Hello, my name is***** and I have over 20 years of experience as a veterinarian. I am sorry to hear that your pup has eaten some garlic.
Onions and garlic can be toxic for dogs because they cannot digest them properly leading to nausea, vomiting, abdominal pain and cramping, red blood cell damage, anemia and secondary organ damage.
The toxicity is dose dependent however. That means that a dog must eat a certain amount of onions or garlic per pound of body weight to see signs of toxicity. They must eat 0.5% of their body weight of onions in order to see toxic effects.
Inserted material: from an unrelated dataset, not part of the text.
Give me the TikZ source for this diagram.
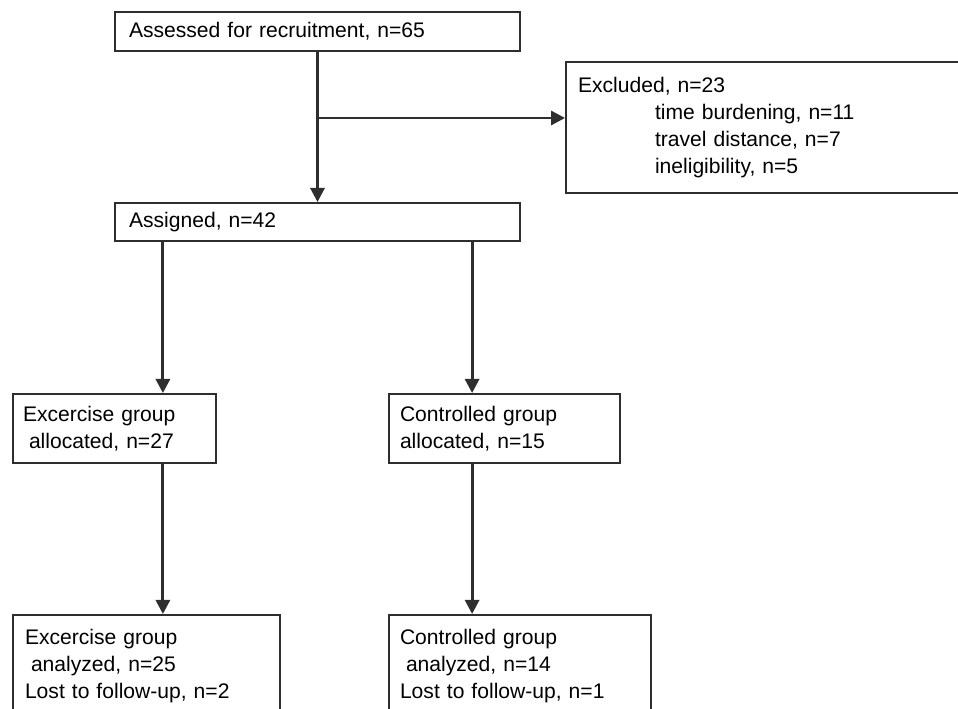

In a 20 pound dog that is 0.1 pounds (20lbs X 0.005 = 0.1) or 1.6 ounces (16 ounces X 0.1 = 1.6 ounces) of onions.
Garlic is more toxic then onions as it has more concentrated toxins. But the toxic amount is variable between different cloves of garlic, so all we can say is we know that if he ate more than 1.6 ounces of garlic it will likely cause symptoms of toxicity.
Do you think that he ingested that amount of garlic?
Activated charcoal will bind drug or chemical toxins, but it must be given within a period of time in order to work. If you want to give it a try he will need 1 GRAM per pound of body weight or 20 GRAMS (not milligrams). If it has been more than 18-24 hours it is likely too late to give activated charcoal.
It can take several days (2-5 days) or in some cases as long as a week to see symptoms. Symptoms range from vomiting and diarrhea to severe abdominal pain, lethargy, icterus (yellow gums and skin, and whites of his eyes), panting, difficulty breathing, fast heart rate and weakness, possibly progressing to death if he isn't treated.
Once clinical signs develop, supportive care including intravenous fluids (to keep him hydrated) and oxygen therapy are the main forms of treatment. Some dogs may require a blood transfusion if their red blood cells are damaged enough.
The outlook for onion toxicity is good with early treatment but “guarded” in severe cases or in dogs that are not treated by a veterinarian.
If he seems apparently normal still tonight then I would plan on having him seen tomorrow by his veterinarian for an examination and some blood tests, and possibly retesting in a few days if he seems ok tomorrow. We do need to keep a close eye for several days before we can be sure he will be OK.
Please let me know if you have any further questions.